Other ramifications are equally problematic. Extended contract turnaround times can lead to broken deals, customer attrition or reduced revenue. Taken together, the company is losing ground on all dimensions – risk, cost and revenue.

At banks, the appropriate architecture for a challenge like handling and executing large volumes of contracts is a small team of “blue” — policy setters and advisers – presiding over a “red” contracting machine created by engineers and executed by a smaller number of competent but far less expensive people. Such a machine runs on process, tools and technology, not artisanal judgment.

There’s another less obvious but critical benefit of running a volume operation on technology, and that is the accumulation of a store of powerful information, or, as it’s called today, Big Data.

To continue with our example, legal contracts contain a treasure trove of information that is squandered in nearly all corporations. Data contained in the clauses of a company’s contracts can be harnessed to generate renewals or new business opportunities, gather intelligence, respond to regulators and inform capital planning, for instance. That information is buried in mounds of paperwork that is hard to access and never really examined closely. If corporations did “mine” that data on a regular basis, they would not only find solutions to legal headaches without having to reinvent the wheel, but opportunities to increase commercial value as well.
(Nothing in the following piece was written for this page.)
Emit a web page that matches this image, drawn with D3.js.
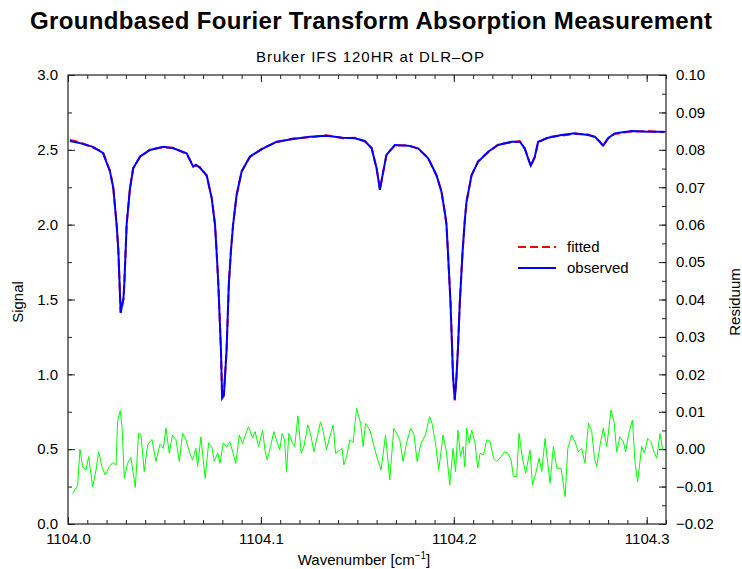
<!DOCTYPE html>
<html>
<head>
<meta charset="utf-8">
<script src="https://cdn.jsdelivr.net/npm/d3@7"></script>
<style>
  body { margin: 0; background: #fff; }
  text { font-family: "Liberation Sans", Arial, Helvetica, sans-serif; fill: #000; }
</style>
</head>
<body>
<svg id="chart"></svg>
<script>
// spectrum: wavenumber grid and the two signal curves
var specWn = [1104.0010, 1104.0062, 1104.0130, 1104.0181, 1104.0218, 1104.0235, 1104.0252, 1104.0261, 1104.0267, 1104.0273,
  1104.0280, 1104.0287, 1104.0292, 1104.0299, 1104.0304, 1104.0321, 1104.0338, 1104.0373, 1104.0425, 1104.0494,
  1104.0546, 1104.0615, 1104.0649, 1104.0663, 1104.0684, 1104.0719, 1104.0745, 1104.0762, 1104.0770, 1104.0779,
  1104.0793, 1104.0799, 1104.0808, 1104.0822, 1104.0834, 1104.0845, 1104.0856, 1104.0874, 1104.0900, 1104.0943,
  1104.1012, 1104.1081, 1104.1167, 1104.1254, 1104.1340, 1104.1426, 1104.1487, 1104.1539, 1104.1574, 1104.1600,
  1104.1617, 1104.1634, 1104.1651, 1104.1694, 1104.1763, 1104.1815, 1104.1867, 1104.1910, 1104.1936, 1104.1953,
  1104.1962, 1104.1970, 1104.1983, 1104.1991, 1104.1996, 1104.2005, 1104.2014, 1104.2022, 1104.2031, 1104.2045,
  1104.2057, 1104.2066, 1104.2092, 1104.2126, 1104.2178, 1104.2230, 1104.2299, 1104.2342, 1104.2368, 1104.2385,
  1104.2399, 1104.2420, 1104.2437, 1104.2489, 1104.2558, 1104.2627, 1104.2696, 1104.2731, 1104.2756, 1104.2774,
  1104.2799, 1104.2834, 1104.2921, 1104.3007, 1104.3093];

var observed = [2.559, 2.545, 2.520, 2.480, 2.354, 2.245, 2.000, 1.830, 1.620, 1.410,
  1.460, 1.497, 1.608, 1.830, 2.000, 2.240, 2.376, 2.455, 2.499, 2.521,
  2.510, 2.477, 2.387, 2.400, 2.380, 2.330, 2.176, 2.000, 1.830, 1.610,
  1.160, 0.840, 0.860, 1.160, 1.610, 1.830, 2.000, 2.198, 2.354, 2.455,
  2.510, 2.554, 2.572, 2.588, 2.594, 2.581, 2.577, 2.559, 2.510, 2.376,
  2.232, 2.354, 2.466, 2.532, 2.528, 2.510, 2.443, 2.332, 2.220, 2.087,
  2.000, 1.810, 1.477, 1.185, 0.985, 0.830, 0.985, 1.185, 1.477, 1.810,
  2.030, 2.153, 2.332, 2.420, 2.487, 2.532, 2.554, 2.554, 2.510, 2.443,
  2.394, 2.455, 2.554, 2.581, 2.599, 2.610, 2.599, 2.588, 2.554, 2.528,
  2.577, 2.610, 2.626, 2.621, 2.621];

var fitted = [2.566, 2.550, 2.514, 2.486, 2.360, 2.240, 2.006, 1.826, 1.615, 1.415,
  1.455, 1.502, 1.603, 1.835, 2.005, 2.236, 2.380, 2.450, 2.503, 2.517,
  2.514, 2.472, 2.392, 2.395, 2.385, 2.325, 2.181, 2.005, 1.826, 1.615,
  1.155, 0.845, 0.856, 1.165, 1.605, 1.835, 2.005, 2.194, 2.358, 2.451,
  2.514, 2.550, 2.576, 2.584, 2.598, 2.577, 2.581, 2.555, 2.514, 2.372,
  2.236, 2.350, 2.470, 2.528, 2.532, 2.506, 2.447, 2.328, 2.224, 2.083,
  2.004, 1.806, 1.481, 1.181, 0.989, 0.826, 0.989, 1.181, 1.481, 1.806,
  2.026, 2.157, 2.328, 2.424, 2.483, 2.536, 2.550, 2.558, 2.506, 2.447,
  2.390, 2.451, 2.550, 2.585, 2.595, 2.606, 2.603, 2.584, 2.558, 2.524,
  2.573, 2.606, 2.622, 2.625, 2.617];

// residuum (fitted - observed)
var residWn = [1104.0024, 1104.0050, 1104.0062, 1104.0076, 1104.0093, 1104.0107, 1104.0128, 1104.0145, 1104.0159, 1104.0176,
  1104.0193, 1104.0214, 1104.0232, 1104.0249, 1104.0257, 1104.0271, 1104.0280, 1104.0292, 1104.0309, 1104.0326,
  1104.0349, 1104.0366, 1104.0378, 1104.0395, 1104.0413, 1104.0435, 1104.0456, 1104.0477, 1104.0494, 1104.0508,
  1104.0525, 1104.0542, 1104.0560, 1104.0577, 1104.0594, 1104.0611, 1104.0632, 1104.0646, 1104.0663, 1104.0672,
  1104.0689, 1104.0711, 1104.0729, 1104.0746, 1104.0758, 1104.0776, 1104.0788, 1104.0805, 1104.0822, 1104.0839,
  1104.0853, 1104.0870, 1104.0888, 1104.0905, 1104.0922, 1104.0936, 1104.0957, 1104.0970, 1104.0988, 1104.1009,
  1104.1022, 1104.1033, 1104.1050, 1104.1067, 1104.1084, 1104.1098, 1104.1110, 1104.1123, 1104.1133, 1104.1145,
  1104.1162, 1104.1175, 1104.1192, 1104.1209, 1104.1223, 1104.1243, 1104.1257, 1104.1275, 1104.1292, 1104.1309,
  1104.1323, 1104.1340, 1104.1357, 1104.1375, 1104.1387, 1104.1404, 1104.1421, 1104.1430, 1104.1444, 1104.1461,
  1104.1478, 1104.1496, 1104.1517, 1104.1530, 1104.1542, 1104.1565, 1104.1582, 1104.1603, 1104.1623, 1104.1646,
  1104.1668, 1104.1689, 1104.1706, 1104.1720, 1104.1737, 1104.1755, 1104.1776, 1104.1793, 1104.1810, 1104.1830,
  1104.1853, 1104.1874, 1104.1887, 1104.1905, 1104.1922, 1104.1944, 1104.1962, 1104.1979, 1104.1996, 1104.2009,
  1104.2021, 1104.2035, 1104.2048, 1104.2057, 1104.2067, 1104.2080, 1104.2093, 1104.2110, 1104.2124, 1104.2136,
  1104.2154, 1104.2171, 1104.2188, 1104.2206, 1104.2223, 1104.2245, 1104.2263, 1104.2280, 1104.2297, 1104.2309,
  1104.2326, 1104.2338, 1104.2356, 1104.2373, 1104.2395, 1104.2408, 1104.2425, 1104.2442, 1104.2456, 1104.2473,
  1104.2487, 1104.2499, 1104.2516, 1104.2534, 1104.2556, 1104.2577, 1104.2591, 1104.2611, 1104.2628, 1104.2646,
  1104.2663, 1104.2680, 1104.2698, 1104.2715, 1104.2729, 1104.2741, 1104.2758, 1104.2775, 1104.2793, 1104.2815,
  1104.2832, 1104.2844, 1104.2861, 1104.2879, 1104.2891, 1104.2905, 1104.2926, 1104.2939, 1104.2953, 1104.2974,
  1104.2988, 1104.3005, 1104.3022, 1104.3040, 1104.3052, 1104.3069, 1104.3083];

var residuum = [-0.0118, -0.0098, 0.0000, -0.0047, -0.0056, -0.0020, -0.0101, -0.0056, -0.0007, -0.0047,
  -0.0069, -0.0047, -0.0036, -0.0042, 0.0073, 0.0103, 0.0060, -0.0078, -0.0038, -0.0022,
  -0.0102, 0.0042, 0.0040, -0.0060, 0.0011, 0.0026, -0.0033, 0.0013, 0.0002, 0.0056,
  -0.0011, 0.0038, 0.0025, -0.0033, 0.0042, 0.0025, -0.0011, -0.0029, 0.0002, -0.0047,
  0.0033, -0.0078, 0.0017, 0.0005, -0.0033, -0.0010, -0.0038, 0.0017, 0.0005, 0.0020,
  -0.0005, -0.0038, 0.0038, 0.0015, 0.0042, 0.0060, 0.0030, 0.0047, 0.0007, 0.0051,
  -0.0007, -0.0029, 0.0007, 0.0047, 0.0020, -0.0002, 0.0042, 0.0025, -0.0060, 0.0042,
  0.0018, 0.0007, 0.0089, -0.0011, 0.0007, 0.0065, 0.0042, -0.0007, 0.0033, 0.0073,
  0.0047, -0.0002, 0.0033, 0.0065, -0.0011, -0.0005, 0.0002, -0.0042, -0.0020, 0.0025,
  0.0018, 0.0109, 0.0069, 0.0007, 0.0069, 0.0051, 0.0016, -0.0024, -0.0056, 0.0038,
  -0.0082, 0.0056, 0.0040, 0.0025, -0.0033, 0.0016, 0.0056, 0.0040, -0.0033, 0.0016,
  0.0038, 0.0087, 0.0069, 0.0016, -0.0056, 0.0038, -0.0007, -0.0096, 0.0002, -0.0060,
  0.0051, -0.0020, 0.0007, -0.0047, 0.0056, 0.0016, 0.0051, 0.0016, -0.0051, -0.0011,
  -0.0015, 0.0025, 0.0020, -0.0024, -0.0033, -0.0020, -0.0007, -0.0011, -0.0029, -0.0073,
  -0.0073, 0.0042, -0.0024, -0.0064, -0.0002, -0.0096, -0.0064, -0.0024, -0.0060, 0.0029,
  -0.0038, -0.0091, 0.0007, -0.0051, -0.0051, -0.0127, 0.0002, 0.0038, 0.0020, -0.0007,
  0.0002, -0.0038, 0.0069, 0.0047, -0.0024, -0.0047, 0.0011, 0.0056, 0.0007, 0.0105,
  0.0069, -0.0007, 0.0033, 0.0020, -0.0007, 0.0038, 0.0078, -0.0033, -0.0087, 0.0007,
  -0.0011, 0.0029, 0.0020, -0.0011, -0.0024, 0.0042, -0.0002];

// axis ticks
var xMajor = [1104.0, 1104.1, 1104.2, 1104.3];
var signalMajor = [0.0, 0.5, 1.0, 1.5, 2.0, 2.5, 3.0];
var residMajor = [-0.02, -0.01, 0.00, 0.01, 0.02, 0.03, 0.04, 0.05, 0.06, 0.07, 0.08, 0.09, 0.10];
var legendNames = ['fitted', 'observed'];

var width = 742, height = 569;
var margin = {top: 75, right: 76, bottom: 45, left: 68};

var svg = d3.select('#chart')
  .attr('width', width)
  .attr('height', height);

var x = d3.scaleLinear().domain([1104.0, 1104.31]).range([margin.left, width - margin.right]);
var ySig = d3.scaleLinear().domain([0, 3]).range([height - margin.bottom, margin.top]);
var yRes = d3.scaleLinear().domain([-0.02, 0.10]).range([height - margin.bottom, margin.top]);

var x0 = margin.left, x1 = width - margin.right;
var y0 = height - margin.bottom, y1 = margin.top;

var minus = function(s) { return s.replace('-', '\u2212'); };

// minor tick positions
var xMinor = d3.range(0, 32).map(function(i) { return 1104.0 + i * 0.01; });
var sigMinor = d3.range(0, 13).map(function(i) { return i * 0.25; });
var resMinor = d3.range(0, 25).map(function(i) { return -0.02 + i * 0.005; });

function axisGroup(axis, tx, ty) {
  var g = svg.append('g')
    .attr('transform', 'translate(' + tx + ',' + ty + ')')
    .call(axis);
  g.select('.domain').remove();
  g.selectAll('line').attr('stroke', '#222');
  g.selectAll('text').attr('font-size', 15).attr('fill', '#000').attr('font-family', null);
  return g;
}

// bottom
axisGroup(d3.axisBottom(x).tickValues(xMinor).tickSize(-4).tickFormat(''), 0, y0);
axisGroup(d3.axisBottom(x).tickValues(xMajor).tickSize(-7).tickPadding(9).tickFormat(d3.format('.1f')), 0, y0);
// top
axisGroup(d3.axisTop(x).tickValues(xMinor).tickSize(-4).tickFormat(''), 0, y1);
axisGroup(d3.axisTop(x).tickValues(xMajor).tickSize(-7).tickFormat(''), 0, y1);
// left
axisGroup(d3.axisLeft(ySig).tickValues(sigMinor).tickSize(-4).tickFormat(''), x0, 0);
axisGroup(d3.axisLeft(ySig).tickValues(signalMajor).tickSize(-7).tickPadding(10).tickFormat(d3.format('.1f')), x0, 0);
// right
axisGroup(d3.axisRight(yRes).tickValues(resMinor).tickSize(-4).tickFormat(''), x1, 0);
axisGroup(d3.axisRight(yRes).tickValues(residMajor).tickSize(-7).tickPadding(10)
  .tickFormat(function(d) { return minus(d3.format('.2f')(d)); }), x1, 0);

// frame
svg.append('rect')
  .attr('x', x0).attr('y', y1)
  .attr('width', x1 - x0).attr('height', y0 - y1)
  .attr('fill', 'none')
  .attr('stroke', '#222')
  .attr('stroke-width', 1.2);

// curves
svg.append('clipPath').attr('id', 'plotclip')
  .append('rect').attr('x', x0).attr('y', y1).attr('width', x1 - x0).attr('height', y0 - y1);

var plot = svg.append('g').attr('clip-path', 'url(#plotclip)');

var specLine = d3.line()
  .x(function(d, i) { return x(specWn[i]); })
  .y(function(d) { return ySig(d); });

var resLine = d3.line()
  .x(function(d, i) { return x(residWn[i]); })
  .y(function(d) { return yRes(d); });

plot.append('path')
  .datum(residuum)
  .attr('d', resLine)
  .attr('fill', 'none')
  .attr('stroke', '#00ff00')
  .attr('stroke-width', 1);

plot.append('path')
  .datum(fitted)
  .attr('d', specLine)
  .attr('fill', 'none')
  .attr('stroke', '#ff0000')
  .attr('stroke-width', 2)
  .attr('stroke-dasharray', '8,4');

plot.append('path')
  .datum(observed)
  .attr('d', specLine)
  .attr('fill', 'none')
  .attr('stroke', '#0000ff')
  .attr('stroke-width', 2);

// legend
var legend = svg.append('g').attr('transform', 'translate(518,247)');
legend.append('line').attr('x1', 0).attr('x2', 38).attr('y1', 0).attr('y2', 0)
  .attr('stroke', '#ff0000').attr('stroke-width', 2).attr('stroke-dasharray', '8,4');
legend.append('line').attr('x1', 0).attr('x2', 38).attr('y1', 21).attr('y2', 21)
  .attr('stroke', '#0000ff').attr('stroke-width', 2);
legend.selectAll('text.leg').data(legendNames).enter()
  .append('text')
  .attr('class', 'leg')
  .attr('x', 49)
  .attr('y', function(d, i) { return 5 + i * 21; })
  .attr('font-size', 15)
  .text(function(d) { return d; });

// titles
svg.append('text')
  .attr('x', 371).attr('y', 29)
  .attr('text-anchor', 'middle')
  .attr('font-size', 24)
  .attr('font-weight', 'bold')
  .attr('textLength', 682)
  .attr('lengthAdjust', 'spacing')
  .text('Groundbased Fourier Transform Absorption Measurement');

svg.append('text')
  .attr('x', 370).attr('y', 62)
  .attr('text-anchor', 'middle')
  .attr('font-size', 15)
  .attr('textLength', 228)
  .attr('lengthAdjust', 'spacing')
  .text('Bruker IFS 120HR at DLR\u2013OP');

var xt = svg.append('text')
  .attr('x', 364).attr('y', 565)
  .attr('text-anchor', 'middle')
  .attr('font-size', 15);
xt.append('tspan').text('Wavenumber [cm');
xt.append('tspan').attr('dy', -6).attr('font-size', 10).text('\u22121');
xt.append('tspan').attr('dy', 6).text(']');

svg.append('text')
  .attr('transform', 'translate(23,302) rotate(-90)')
  .attr('text-anchor', 'middle')
  .attr('font-size', 15)
  .text('Signal');

svg.append('text')
  .attr('transform', 'translate(740,302) rotate(-90)')
  .attr('text-anchor', 'middle')
  .attr('font-size', 15)
  .text('Residuum');
</script>
</body>
</html>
We don’t underestimate the scale or complexity of the legal problems that the big banks face. Their operations are complicated, and their leaders face ever-changing and sometimes overlapping regulatory and compliance requirements.

Our point is that the solution to the knot has been to add more string. Simply adding more lawyers and compliance professionals will only create far worse, more complicated and more costly problems.

By contrast, reducing operating overhead for legal services, if done correctly, can improve the effectiveness of repeatable work while freeing up time and talent for irreducibly complex workloads, which would profit from additional attention.